In view of these developments, for sustained BTK expression, ASOs could potentially either be administered into regions that are drained to a particular lymph node or, alternatively, be injected directly into the lymph node. The local delivery may also be of particular importance in XLA, since the secondary lymphoid organs are not fully developed in these patients. This could perhaps also mean that the immunization may take more time than in healthy individuals, further increasing the amount of ASOs needed for BTK restoration during the vaccination. Collectively, the suggested complementing treatment strategy should theoretically allow the maturation of B lymphocytes into plasma cells, generating long-term immune protection.

In our experience, B cells are relatively hard to transfect with ASOs. Others have also noted the difficulty of delivering MOE and LNA-modified ASOs to the erythroid progenitor cells, which are of hematopoietic origin like the B cells [67]. Furthermore, for splice correction, the ASOs also need to be transported to the nucleus of the cells. For these reasons, obtaining a meaningful effect would generally require a high concentration of the ASO. In our hands, most ASO derivatives were only efficiently taken up by the B cells using electroporation ex vivo. However, since this is a rather harsh method for the cells, the treatments could likely be improved by alternative delivery methods. Very promisingly, the PMO oligomers conjugated with CPPs gave satisfactory BTK restoration both ex vivo and in vivo. PMO oligomers with or without CPP conjugates have also been shown by others to be taken up by hematopoietic cells both ex vivo and in vivo [67, 98, 99], suggesting that further development of PMO oligomers with different CPP conjugates is a promising platform for future studies. Likewise, further development of other ASO derivatives that are more readily taken up by the B cells may also provide alternatives for more effective treatments. In this regard, ASOs with mixed LNA/2′OMePS content remain strong candidates for this development due to their high target affinity.

For the purpose of pre-clinical investigation of ASOs, a mouse model has its own advantages and disadvantages. Regarding the phenotype, our BAC-transgenic model has only a partial differentiation block as compared to humans, where essentially no functional B cells are generated.
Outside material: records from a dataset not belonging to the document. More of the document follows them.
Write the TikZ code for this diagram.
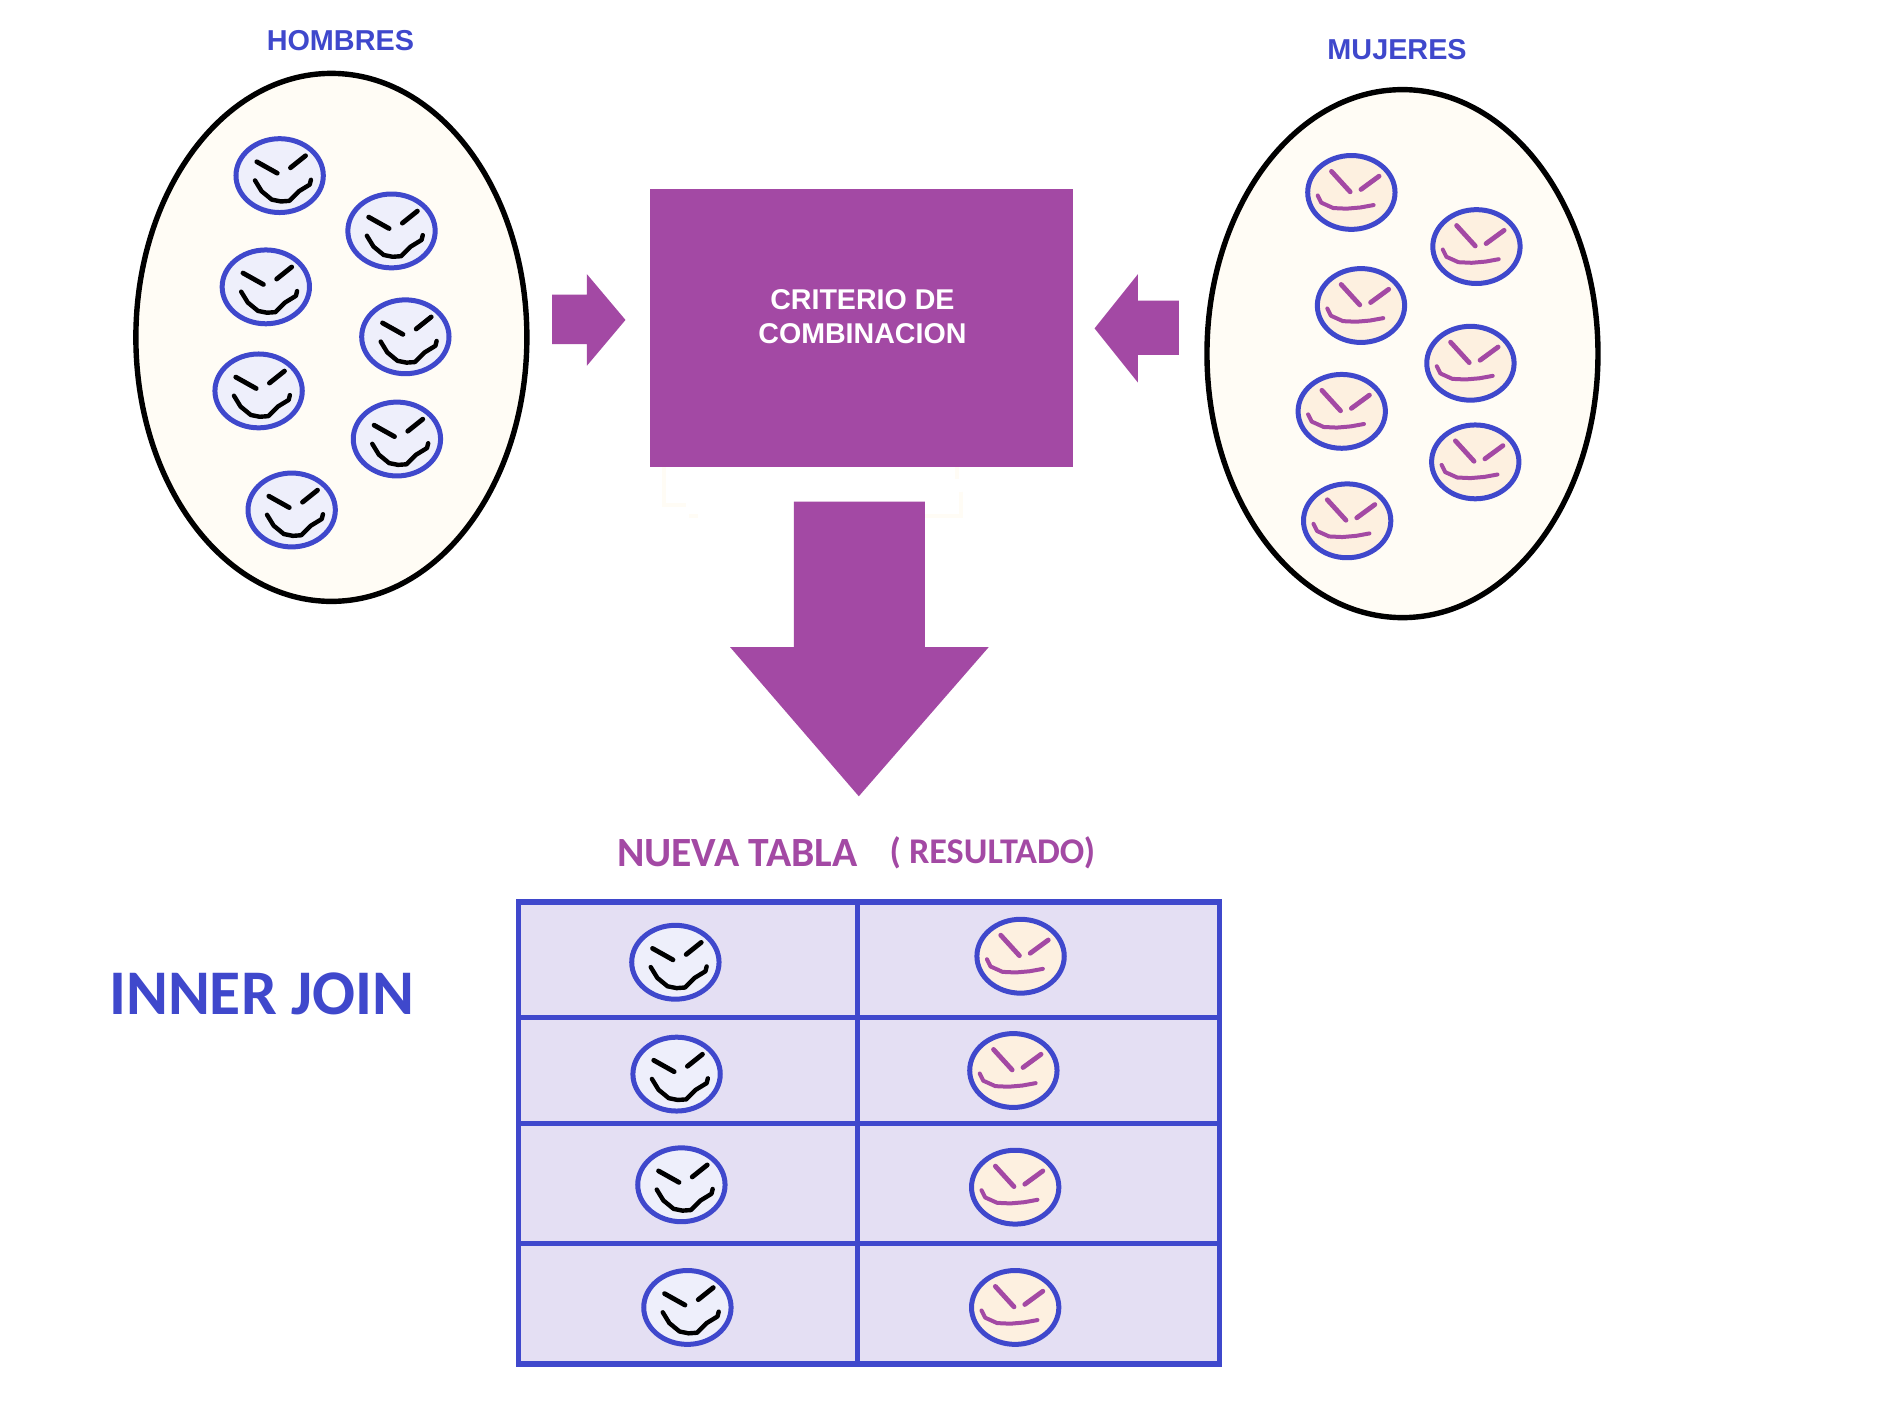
\documentclass[tikz,border=0pt]{standalone}
\usepackage{fontspec}
\usetikzlibrary{shapes.geometric}
\setmainfont{Liberation Sans}
\newfontfamily\carl{Carlito}
\definecolor{jblue}{HTML}{3F48CC}
\definecolor{jpurple}{HTML}{A349A4}
\definecolor{jcream}{HTML}{FFFCF5}
\definecolor{jmanfill}{HTML}{EEEFFB}
\definecolor{jwomanfill}{HTML}{FDF0E0}
\definecolor{jtable}{HTML}{E4DFF3}
\tikzset{
  x=0.6014pt,y=-0.6014pt,
  bag/.style={draw=black,line width=2.7pt,fill=jcream,ellipse,inner sep=0pt,minimum width=195.5pt,minimum height=264pt},
  head/.style={draw=jblue,line width=2.5pt},
  brow/.style={line width=2.4pt,line cap=round,line join=round},
  smile/.style={line width=2pt,line cap=round,line join=round},
  solidarrow/.style={fill=jpurple,draw=none},
  cell/.style={draw=jblue,line width=2.7pt,fill=jtable},
  scrap/.style={draw=jcream,line width=2pt},
  heading/.style={text=jblue,font=\fontsize{14.4pt}{17pt}\selectfont\bfseries,inner sep=0pt},
  hombre/.pic={
    \draw[head,fill=jmanfill] (0,0) ellipse [x radius=36.3,y radius=30.7];
    \draw[brow,black] (-19,-11.5) -- (-2,-2);
    \draw[brow,black] (9,-6.5) -- (21.5,-16.5);
    \draw[smile,black,line width=2.2pt] (-20.5,4) -- (-15,13) -- (-6.5,20) -- (1,21.5) -- (8,21) -- (16,13) -- (25,7.5) -- (26,3.5);
  },
  mujer/.pic={
    \draw[head,fill=jwomanfill] (0,0) ellipse [x radius=36.3,y radius=30.7];
    \draw[brow,jpurple] (-16.5,-17.5) -- (-1,-0.5);
    \draw[brow,jpurple] (8,-2.5) -- (23,-13.5);
    \draw[smile,jpurple] (-28,2.5) -- (-25,8.5) -- (-15,13) -- (-4,13.5) -- (7.5,12.5) -- (18.5,10.5);
  }
}
\begin{document}
\begin{tikzpicture}
\useasboundingbox (0,0) rectangle (1568,1169);
\fill[white] (0,0) rectangle (1568,1169);

% pale marks under the box
\draw[scrap] (552,388) -- (552,420) -- (570,420);
\draw[scrap] (573,429) -- (580,429);
\draw[scrap] (796,388) -- (796,398);
\draw[scrap] (799,409) -- (799,429) -- (769,429);

% the two sets
\node[bag] (setmen) at (275.5,280.5) {};
\node[bag] (setwomen) at (1166,294) {};
\node[heading] (hombres) at (283,33.5) {HOMBRES};
\node[heading] (mujeres) at (1161.5,41.5) {MUJERES};

\foreach \px/\py in {232.5/146,325.5/192,221/238.5,337/280,215/325,330/365,242.5/424}
  \pic at (\px,\py) {hombre};
\foreach \px/\py in {1123.5/160,1227.5/205,1131.5/254,1222.5/302,1115.5/342,1226.5/384,1120/433}
  \pic at (\px,\py) {mujer};

% criterion box
\fill[jpurple] (540,157) rectangle (892,388);
\node[text=white,font=\fontsize{14.3pt}{16.8pt}\selectfont\bfseries,align=center,inner sep=0pt] (criterio) at (717,263.5) {CRITERIO DE\\COMBINACION};

% arrows
\fill[solidarrow] (459,245) -- (488,245) -- (488,228) -- (520,266) -- (488,304) -- (488,286) -- (459,286) -- cycle;
\fill[solidarrow] (980,250) -- (946,250) -- (946,228) -- (910,273) -- (946,318) -- (946,295) -- (980,295) -- cycle;
\fill[solidarrow] (660,417) -- (769,417) -- (769,538) -- (822,538) -- (714,662) -- (607,538) -- (660,538) -- cycle;

% result heading
\node[text=jpurple,font=\carl\fontsize{20.8pt}{24pt}\selectfont\bfseries,inner sep=0pt] (nueva) at (613,709) {NUEVA TABLA};
\node[text=jpurple,font=\carl\fontsize{18.1pt}{22pt}\selectfont\bfseries,inner sep=0pt] (resultado) at (825,709) {( RESULTADO)};
\node[text=jblue,font=\carl\fontsize{31.8pt}{38pt}\selectfont\bfseries,inner sep=0pt] (inner) at (217.5,826) {INNER JOIN};

% table
\draw[cell] (431,750) rectangle (1014,1134);
\draw[cell] (713,750) -- (713,1134);
\draw[cell] (431,846) -- (1014,846);
\draw[cell] (431,934) -- (1014,934);
\draw[cell] (431,1034) -- (1014,1034);

\foreach \px/\py in {561.5/800,562.5/893,566.5/985,571.5/1087}
  \pic at (\px,\py) {hombre};
\foreach \px/\py in {848.5/795,842.5/890,844/987,844/1087}
  \pic at (\px,\py) {mujer};
\end{tikzpicture}
\end{document}
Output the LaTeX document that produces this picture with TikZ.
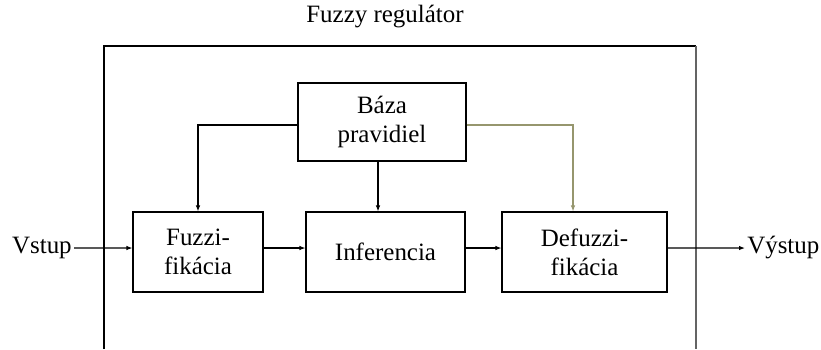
\documentclass[tikz,border=0pt]{standalone}
\usepackage{fontspec}
\setmainfont{Liberation Serif}
\usetikzlibrary{arrows.meta}

\definecolor{framegray}{RGB}{100,100,100}
\definecolor{olivegray}{RGB}{150,150,110}

\begin{document}
\begin{tikzpicture}[x=0.02cm,y=-0.02cm,
    font=\fontsize{14.2}{16.5}\selectfont,
    every path/.style={line width=0.6pt},
    >={Latex[length=0.12cm,width=0.09cm]}]

      \useasboundingbox (0,0) rectangle (821,349);

      % vonkajsi ramec
      \draw (104,349) -- (104,46) -- (696,46);
      \draw[framegray] (696,46) -- (696,349);
      \node (title) at (385,17) {Fuzzy regulátor};

      \begin{scope}[every node/.style={draw, align=center, minimum height=1.6cm}]
        \node[minimum width=3.36cm, minimum height=1.56cm] (baza) at (382,122) {Báza\\pravidiel};
        \node[minimum width=2.6cm]  (fuz) at (198,252) {Fuzzi-\\fikácia};
        \node[minimum width=3.18cm] (inf) at (385.5,252) {Inferencia};
        \node[minimum width=3.3cm]  (def) at (584.5,252) {Defuzzi-\\fikácia};
      \end{scope}

      \begin{scope}[every node/.style={inner sep=1pt}]
        \node[anchor=east] (vstup) at (74,248) {Vstup};
        \node[anchor=west] (vystup) at (745,248) {Výstup};
      \end{scope}

      \begin{scope}[every edge/.style={draw,->}]
        \path (vstup.east) edge ([yshift=0.08cm]fuz.west);
        \path ([yshift=0.08cm]fuz.east) edge ([yshift=0.08cm]inf.west);
        \path ([yshift=0.08cm]inf.east) edge ([yshift=0.08cm]def.west);
        \path ([yshift=0.08cm]def.east) edge (vystup.west);
      \end{scope}

      \draw[->] ([yshift=-0.06cm]baza.west) -| (fuz.north);
      \draw[->] ([xshift=-0.08cm]baza.south) -- ([xshift=-0.08cm]baza.south |- inf.north);
      \draw[olivegray,->] ([yshift=-0.06cm]baza.east) -| ([xshift=-0.23cm]def.north);

    \end{tikzpicture}
\end{document}
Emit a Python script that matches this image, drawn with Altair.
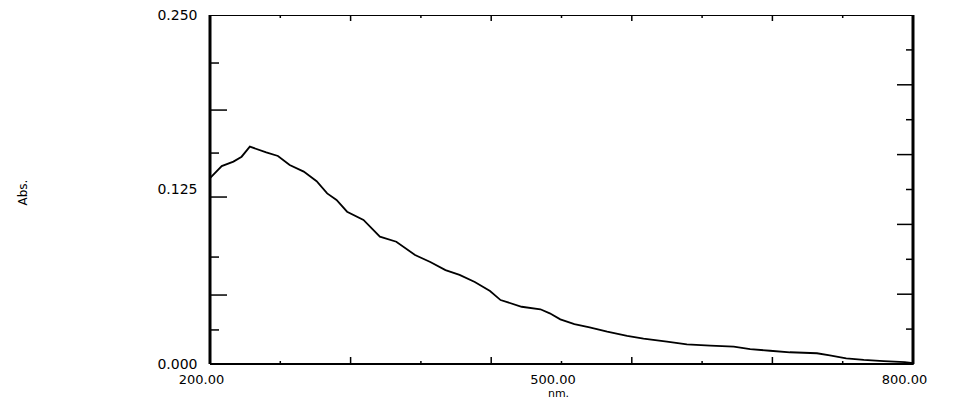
import altair as alt
import pandas as pd

# Spectrum
wavelength = [200, 210, 220, 227, 234, 248, 258, 268, 280, 291, 300, 308, 317, 331,
              345, 359, 375, 388, 401, 413, 426, 439, 448, 466, 482, 490, 499, 511,
              524, 539, 556, 570, 590, 607, 627, 647, 661, 678, 695, 718, 729, 743,
              758, 775, 793, 800]
absorbance = [0.1332, 0.1418, 0.1450, 0.1485, 0.1557, 0.1516, 0.1490, 0.1425, 0.1378,
              0.1309, 0.1222, 0.1175, 0.1091, 0.1032, 0.0912, 0.0876, 0.0781, 0.0731,
              0.0673, 0.0638, 0.0587, 0.0523, 0.0458, 0.0410, 0.0392, 0.0363, 0.0320,
              0.0286, 0.0263, 0.0232, 0.0201, 0.0181, 0.0160, 0.0141, 0.0131, 0.0124,
              0.0107, 0.0095, 0.0084, 0.0077, 0.0062, 0.0041, 0.0029, 0.0021, 0.0014,
              0.0007]

# Axis labels and tick marks
x_tick_labels = [200, 500, 800]
y_tick_labels = [0.0, 0.125, 0.25]
x_ticks_long = [320, 440, 560, 680]
x_ticks_short = [260, 380, 500, 620, 740]
y_left_long = [0.0494, 0.1196, 0.1819]
y_left_short = [0.0244, 0.0766, 0.1511, 0.2156]
y_right_long = [0.05, 0.10, 0.15, 0.20]
y_right_short = [0.025, 0.075, 0.125, 0.175, 0.225]

W, H = 703, 349
FONT = "DejaVu Sans"
xs = alt.Scale(domain=[200, 800], nice=False, zero=False)
ys = alt.Scale(domain=[0, 0.25], nice=False, zero=False)

line = alt.Chart(pd.DataFrame({"nm": wavelength, "abs": absorbance})).mark_line(
    color="black", strokeWidth=1.8
).encode(
    x=alt.X("nm:Q", scale=xs, axis=alt.Axis(
        values=x_tick_labels, format=".2f", ticks=False, domain=False, grid=False,
        labelFlush=False, labelOverlap=False, labelOffset=-9, labelPadding=15,
        labelBaseline="middle", labelFont=FONT, labelFontSize=13, labelColor="black",
        title="nm.", titleX=348, titleY=34, titleBaseline="bottom",
        titleAlign="center", titleFont=FONT, titleFontSize=11,
        titleFontWeight="normal", titleColor="black")),
    y=alt.Y("abs:Q", scale=ys, axis=alt.Axis(
        values=y_tick_labels, format=".3f", ticks=False, domain=False, grid=False,
        labelFlush=False, labelOverlap=False, labelPadding=13,
        labelFont=FONT, labelFontSize=14, labelColor="black",
        title="Abs.", titleX=-188, titleY=177, titleAngle=270,
        titleBaseline="middle", titleAlign="center", titleFont=FONT,
        titleFontSize=12, titleFontWeight="normal", titleColor="black")),
)


def vticks(vals, y0, y1):
    return alt.Chart(pd.DataFrame({"t": vals})).mark_rule(
        color="black", strokeWidth=1.5
    ).encode(x=alt.X("t:Q", scale=xs, axis=None), y=alt.value(y0), y2=alt.value(y1))


def hticks(vals, x0, x1):
    return alt.Chart(pd.DataFrame({"t": vals})).mark_rule(
        color="black", strokeWidth=1.5
    ).encode(y=alt.Y("t:Q", scale=ys, axis=None), x=alt.value(x0), x2=alt.value(x1))


one = pd.DataFrame({"a": [0]})
left_frame = alt.Chart(one).mark_rule(color="black", strokeWidth=3).encode(
    x=alt.X(datum=200, scale=xs, axis=None))
right_frame = alt.Chart(one).mark_rule(color="black", strokeWidth=3).encode(
    x=alt.X(datum=800, scale=xs, axis=None))
bottom_frame = alt.Chart(one).mark_rule(color="black", strokeWidth=2).encode(
    y=alt.Y(datum=0, scale=ys, axis=None))

chart = alt.layer(
    line,
    vticks(x_ticks_long, H, H - 7),
    vticks(x_ticks_short, H, H - 3),
    vticks(x_ticks_long, 0, 6),
    vticks(x_ticks_short, 0, 3),
    hticks(y_left_long, 0, 17),
    hticks(y_left_short, 0, 9),
    hticks(y_right_long, W - 16, W),
    hticks(y_right_short, W - 7, W),
    left_frame,
    right_frame,
    bottom_frame,
).resolve_axis(
    x="independent", y="independent"
).properties(
    width=W, height=H,
    autosize=alt.AutoSizeParams(type="none"),
    padding={"left": 202, "top": 7, "right": 30, "bottom": 34},
).configure(font=FONT).configure_view(stroke="black", strokeWidth=1)

chart.save("out.html", embed_options={"renderer": "svg", "actions": False})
Removing another BTK-related gene, TEC, enhances the disease severity [100]. Thus, a transgenic mouse model on a BTK/TEC double KO background is a better disease model for the analysis of phenotypic changes after the restoration of BTK. Moreover, to be able to translate the results to the clinics, one might need to experiment on other animal models, since pharmacokinetic or pharmacodynamic properties of the ASOs differ between species [101]; for example, it is known that mice tolerate CPPs at higher doses than rats [102].

Conclusion

As for many other genetic diseases, gene therapy represents a future option for XLA. The transient need of BTK in B cells, which differentiate into long-lived protective plasma cells, makes splice correction therapy particularly feasible for XLA. With our recent report, we have shown the proof of concept for this type of therapy in XLA. In order to have a long-term curative effect, BTK restoration needs to be combined with supplementary vaccination strategy. To this end, optimizing the delivery method for minimal amount of ASOs and defining the optimal duration for BTK restoration are crucial parameters to be considered. Thus, the possibility of targeting B cells and correcting the splicing defects opens up many options and could potentially be extended to the treatment of other hematopoietic diseases.